Sean Duffy, executive director of the Albert Schweitzer Institute and a member of Hamden’s Food Security Task Force, said food-based programs are all “emergency food distribution systems,” not the long-term solution to address food insecurity.

“It’s supposed to be temporary,” Duffy said. “One of the things we’ve struggled with in the Hamden Food Security Task Force is trying to think about the structural elements about how [to] address the underlying causes of food insecurity and why there are so many people who can’t make ends meet and get enough food on the table.”

Duffy said the task force is looking into structural things such as raising the minimum wage. However, he said it’s not easy for the town to make such a change as it has to come from the state level.

The task force is also trying to think about a way to encourage more affordable food sources in south Hamden, which is something that can be done at the town level.
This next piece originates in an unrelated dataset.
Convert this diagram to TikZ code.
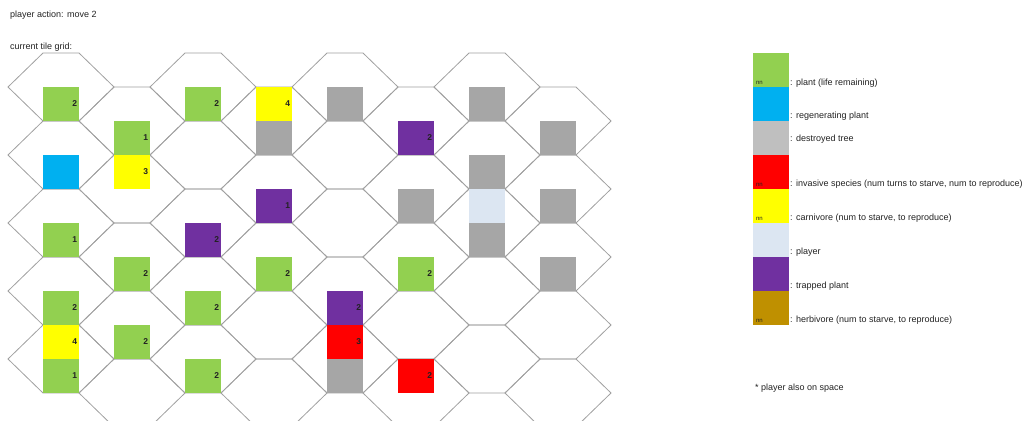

“You may have heard the term ‘food desert,’ which is starting to go out of style now in in favor of that an alternative, ‘food apartheid,’” Duffy said. “I think it more accurately reflects the fact that there are no affordable grocery stores in that part of Hamden. It is not an accident.”

Duffy explained it’s an effect of the town’s system that favors the wealthier parts of the town when it comes to locations of businesses.

While Hamden’s Food Security Task Force hopes to enact long-term change, the potential expansion of the CSK’s hot meal program in Hamden would provide short-term aid to those who need it. 

“[The Hamden hot meal program] is something that brings people together,” Farmer said. “This is something that says we are proud of our community … We can hand out food, bring people together, bring in the community and deal with the stigma [of food insecurity]. That is important.”